• _Source data_:
────
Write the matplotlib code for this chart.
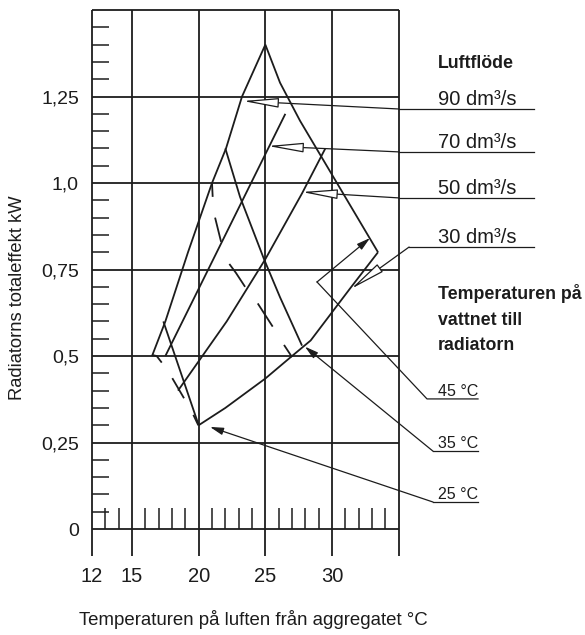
import matplotlib.pyplot as plt

plt.rcParams['font.family'] = ['Liberation Sans', 'DejaVu Sans']

INK = '#1c1c1c'

# output (kW) against air temperature after the unit (°C), one line per air flow
flow90_x = [16.5, 17.5, 19.2, 21.0, 22.05, 23.25, 25.0]
flow90_y = [0.50, 0.60, 0.80, 1.00, 1.10, 1.25, 1.40]
flow70_x = [17.5, 26.5]
flow70_y = [0.50, 1.20]
flow50_x = [18.45, 22.1, 25.0, 27.75, 29.5]
flow50_y = [0.40, 0.60, 0.78, 0.97, 1.10]
flow30_x = [20.0, 22.0, 25.0, 27.0, 28.4, 31.35, 33.45]
flow30_y = [0.30, 0.35, 0.435, 0.50, 0.545, 0.695, 0.80]

# lines of constant water temperature
water45_x = [25.0, 25.7, 26.1, 27.6, 33.45]
water45_y = [1.40, 1.33, 1.29, 1.18, 0.80]
water35_x = [22.0, 23.1, 24.9, 26.1, 27.75]
water35_y = [1.10, 0.96, 0.78, 0.67, 0.53]
water25_x = [17.35, 20.0]
water25_y = [0.60, 0.30]

# broken lines, one list of (x, y) points per dash
dashes_upper = [
    [(21.0, 1.00), (21.05, 0.96)],
    [(21.23, 0.90), (21.68, 0.83)],
    [(22.3, 0.766), (22.8, 0.74), (23.48, 0.70)],
    [(24.43, 0.652), (25.55, 0.585)],
    [(26.4, 0.532), (27.0, 0.497)],
]
dashes_lower = [
    [(16.5, 0.503), (16.85, 0.500), (17.23, 0.481)],
    [(18.02, 0.436), (18.9, 0.378)],
    [(19.6, 0.33), (19.97, 0.30)],
]

# air flow legend: arrow tip on the curve, leader bend, underline level
flow_labels = ['90 dm³/s', '70 dm³/s', '50 dm³/s', '30 dm³/s']
flow_tip_x = [23.33, 25.2, 27.75, 31.43]
flow_tip_y = [1.237, 1.107, 0.974, 0.694]
flow_bend_x = [35.0, 35.0, 35.0, 35.78]
flow_line_y = [1.214, 1.09, 0.957, 0.815]

# water temperature legend: leader paths, the last point is the arrow tip
water_labels = ['45 °C', '35 °C', '25 °C']
water_line_y = [0.376, 0.225, 0.078]
water_paths = [
    [(40.95, 0.376), (37.125, 0.376), (28.875, 0.714), (32.85, 0.841)],
    [(40.95, 0.225), (37.575, 0.225), (27.97, 0.527)],
    [(40.95, 0.078), (37.575, 0.078), (20.85, 0.295)],
]

x_major = [12, 15, 20, 25, 30]
x_labels = ['12', '15', '20', '25', '30']
x_minor = [13, 14, 16, 17, 18, 19, 21, 22, 23, 24, 26, 27, 28, 29, 31, 32, 33, 34]
y_major = [0, 0.25, 0.5, 0.75, 1.0, 1.25]
y_labels = ['0', '0,25', '0,5', '0,75', '1,0', '1,25']
y_minor = [k * 0.05 for k in range(1, 30) if k % 5]

fig = plt.figure(figsize=(5.85, 6.35), dpi=100)
ax = fig.add_axes([0.1573, 0.1244, 0.5242, 0.8598])
ax.set_xlim(12, 35)
ax.set_ylim(-0.078, 1.5)
for s in ax.spines.values():
    s.set_visible(False)

# frame, grid and the short scale marks
ax.vlines([12, 15, 20, 25, 30, 35], -0.078, 1.5, color=INK, lw=1.3, clip_on=False)
ax.hlines([0, 0.25, 0.5, 0.75, 1.0, 1.25, 1.5], 12, 35, color=INK, lw=1.3, clip_on=False)
ax.vlines(x_minor, 0, 0.062, color=INK, lw=1.1)
ax.hlines(y_minor, 12, 13.27, color=INK, lw=1.1)

ax.set_xticks(x_major, x_labels)
ax.set_yticks(y_major, y_labels)
ax.tick_params(axis='x', length=0, pad=8, labelsize=14.5, colors=INK)
ax.tick_params(axis='y', length=0, pad=9.4, labelsize=14, colors=INK)

lw = 1.3
for xs, ys in [(flow90_x, flow90_y), (flow70_x, flow70_y), (flow50_x, flow50_y),
               (flow30_x, flow30_y), (water45_x, water45_y), (water35_x, water35_y),
               (water25_x, water25_y)]:
    ax.plot(xs, ys, color=INK, lw=lw, solid_capstyle='butt')

for dash in dashes_upper + dashes_lower:
    ax.plot([p[0] for p in dash], [p[1] for p in dash], color=INK, lw=lw,
            solid_capstyle='butt')

# air flow legend with open arrowheads
ax.text(37.95, 1.332, 'Luftflöde', fontsize=12.8, fontweight='bold', color=INK,
        va='baseline')
for lab, tx, ty, bx, ly in zip(flow_labels, flow_tip_x, flow_tip_y, flow_bend_x, flow_line_y):
    ax.plot([bx, 45.15], [ly, ly], color=INK, lw=0.9, clip_on=False)
    ax.annotate('', xy=(tx, ty), xytext=(bx, ly), annotation_clip=False,
                arrowprops=dict(arrowstyle='-|>,head_length=2.2,head_width=0.3',
                                fc='white', ec=INK, lw=0.9, shrinkA=0, shrinkB=0,
                                mutation_scale=10))
    ax.text(37.95, ly + 0.012, lab, fontsize=14.5, color=INK, va='baseline')

# water temperature legend with filled arrowheads
for row, yy in zip(['Temperaturen på', 'vattnet till', 'radiatorn'], [0.665, 0.590, 0.517]):
    ax.text(37.95, yy, row, fontsize=12.8, fontweight='bold', color=INK, va='baseline')
for lab, ly, path in zip(water_labels, water_line_y, water_paths):
    ax.plot([p[0] for p in path[:-1]], [p[1] for p in path[:-1]], color=INK, lw=0.9,
            clip_on=False)
    ax.annotate('', xy=path[-1], xytext=path[-2], annotation_clip=False,
                arrowprops=dict(arrowstyle='-|>,head_length=0.8,head_width=0.22',
                                fc=INK, ec=INK, lw=0.9, shrinkA=0, shrinkB=0,
                                mutation_scale=10))
    ax.text(37.95, ly + 0.008, lab, fontsize=11.5, color=INK, va='baseline')

fig.text(17.5 / 585, 1 - 297.5 / 635, 'Radiatorns totaleffekt kW', rotation=90,
         ha='center', va='center', fontsize=13.2, color=INK)
fig.text(253 / 585, 10 / 635, 'Temperaturen på luften från aggregatet °C',
         ha='center', va='baseline', fontsize=13.4, color=INK)

fig.savefig('out.png', dpi=100)
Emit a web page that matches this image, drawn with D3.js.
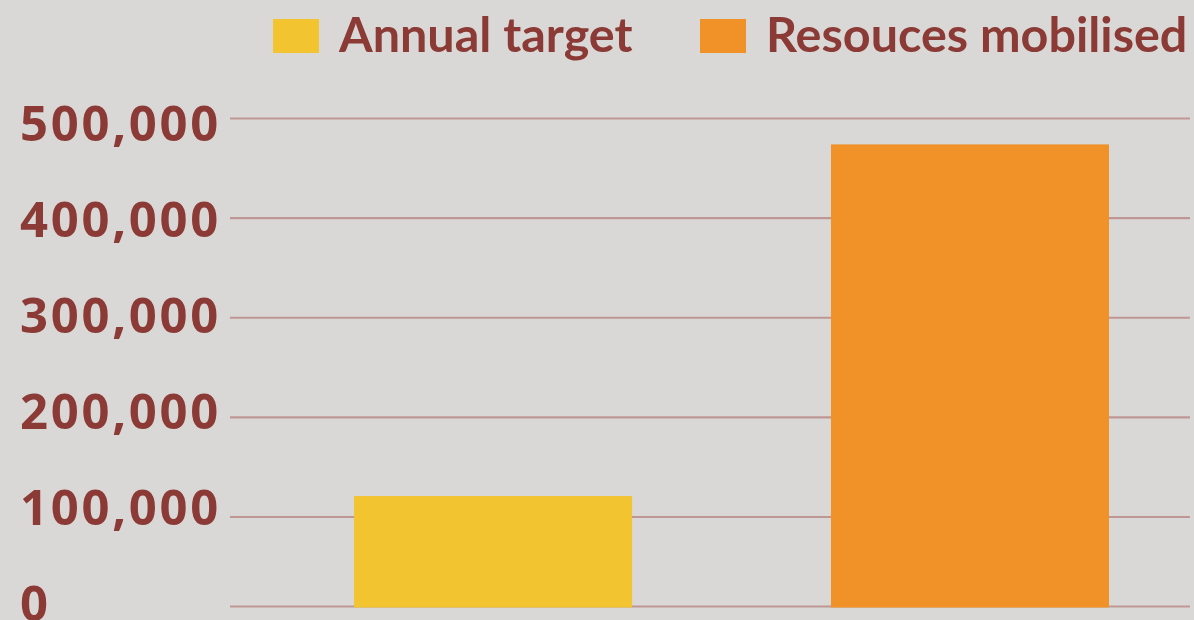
<!DOCTYPE html>
<html>
<head>
<meta charset="utf-8">
<script src="https://cdn.jsdelivr.net/npm/d3@7"></script>
<style>
  html, body { margin: 0; padding: 0; background: #dad8d6; }
  svg { display: block; }
  text { font-weight: 700; fill: #8b3a36; }
  .tick-label { font-family: "Open Sans", "Noto Sans", sans-serif; font-size: 49px; letter-spacing: 2.7px; }
  .legend-label { font-family: Lato, "Open Sans", sans-serif; font-size: 48.5px; }
</style>
</head>
<body>
<svg></svg>
<script>
const width = 1194;
const height = 620;

const categories = ['Annual target', 'Resouces mobilised'];
const values = [121000, 474000];
const colors = ['#f1c430', '#f19228'];
const tickValues = [0, 100000, 200000, 300000, 400000, 500000];
const tickLabels = ['0', '100,000', '200,000', '300,000', '400,000', '500,000'];

const svg = d3.select('svg')
    .attr('width', width)
    .attr('height', height);

svg.append('rect')
    .attr('width', width)
    .attr('height', height)
    .attr('fill', '#dad8d6');

// the baseline sits a little higher than a plain linear scale would put it
const yScale = d3.scaleLinear()
    .domain([0, 100000, 500000])
    .range([606.5, 517, 118.5]);

// tick labels are spaced a little tighter than the grid
const labelScale = d3.scaleLinear()
    .domain([0, 500000])
    .range([620.5, 140.5]);

const xScale = d3.scaleBand()
    .domain(categories)
    .range([230, 1190])
    .paddingInner(0.417)
    .paddingOuter(0.215)
    .align(0.605);

// gridlines
svg.append('g').selectAll('line').data(tickValues)
    .enter().append('line')
    .attr('x1', 230)
    .attr('x2', 1190)
    .attr('y1', d => yScale(d))
    .attr('y2', d => yScale(d))
    .attr('stroke', '#be9794')
    .attr('stroke-width', 2.2);

// tick labels
svg.append('g').selectAll('text').data(tickValues)
    .enter().append('text')
    .attr('class', 'tick-label')
    .attr('x', 20)
    .attr('y', d => labelScale(d))
    .text((d, i) => tickLabels[i]);

// bars
svg.append('g').selectAll('rect').data(values)
    .enter().append('rect')
    .attr('x', (d, i) => xScale(categories[i]))
    .attr('y', d => yScale(d))
    .attr('width', xScale.bandwidth())
    .attr('height', d => yScale(0) + 1 - yScale(d))
    .attr('fill', (d, i) => colors[i]);

// legend
const legendX = [273, 700];
const legend = svg.append('g').selectAll('g').data(categories)
    .enter().append('g')
    .attr('transform', (d, i) => `translate(${legendX[i]}, 19)`);

legend.append('rect')
    .attr('width', 46)
    .attr('height', 34)
    .attr('fill', (d, i) => colors[i]);

legend.append('text')
    .attr('class', 'legend-label')
    .attr('x', 66)
    .attr('y', 33)
    .text(d => d);
</script>
</body>
</html>
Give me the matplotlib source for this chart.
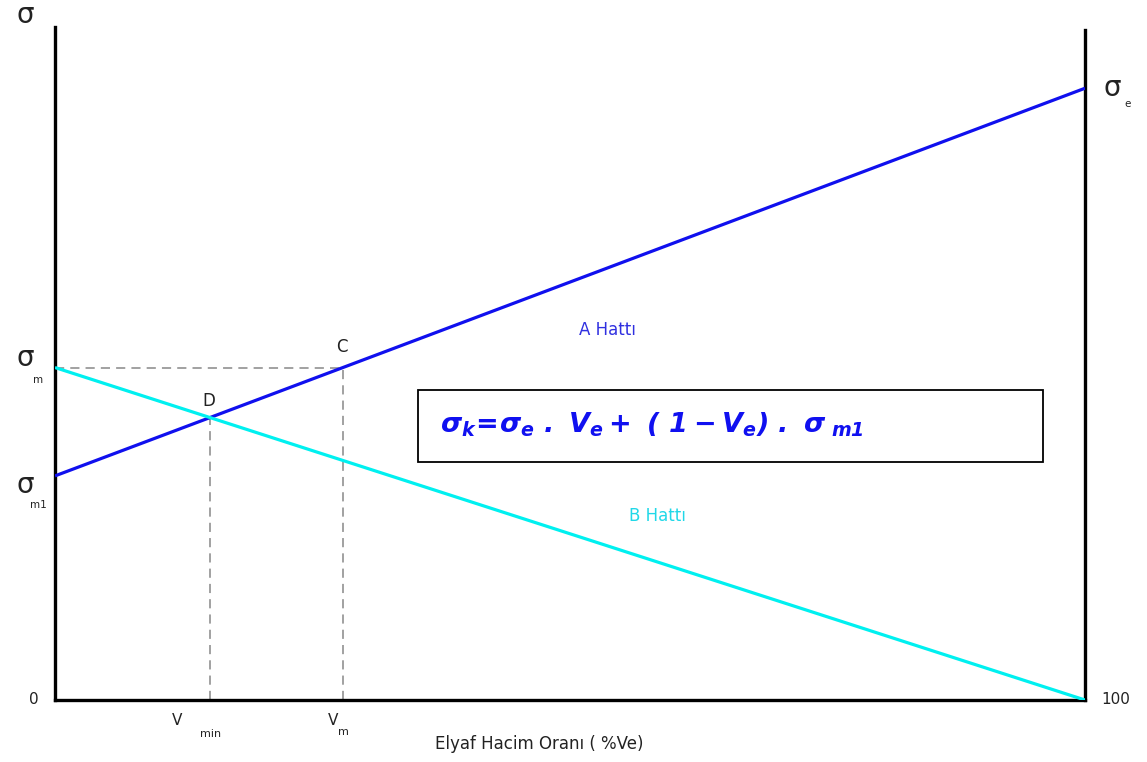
────
• _Instructions for the task_: Pictures should be left out. Retype only the run of lines from the line containing "Emit a web page" to the line containing "['0', '100,000', '200,000', '300,000', '400,000', '500,000'];", inclusive.

• _Exercise result_:
Emit a web page that matches this image, drawn with D3.js.
<!DOCTYPE html>
<html>
<head>
<meta charset="utf-8">
<script src="https://cdn.jsdelivr.net/npm/d3@7"></script>
<style>
  html, body { margin: 0; padding: 0; background: #dad8d6; }
  svg { display: block; }
  text { font-weight: 700; fill: #8b3a36; }
  .tick-label { font-family: "Open Sans", "Noto Sans", sans-serif; font-size: 49px; letter-spacing: 2.7px; }
  .legend-label { font-family: Lato, "Open Sans", sans-serif; font-size: 48.5px; }
</style>
</head>
<body>
<svg></svg>
<script>
const width = 1194;
const height = 620;

const categories = ['Annual target', 'Resouces mobilised'];
const values = [121000, 474000];
const colors = ['#f1c430', '#f19228'];
const tickValues = [0, 100000, 200000, 300000, 400000, 500000];
const tickLabels = ['0', '100,000', '200,000', '300,000', '400,000', '500,000'];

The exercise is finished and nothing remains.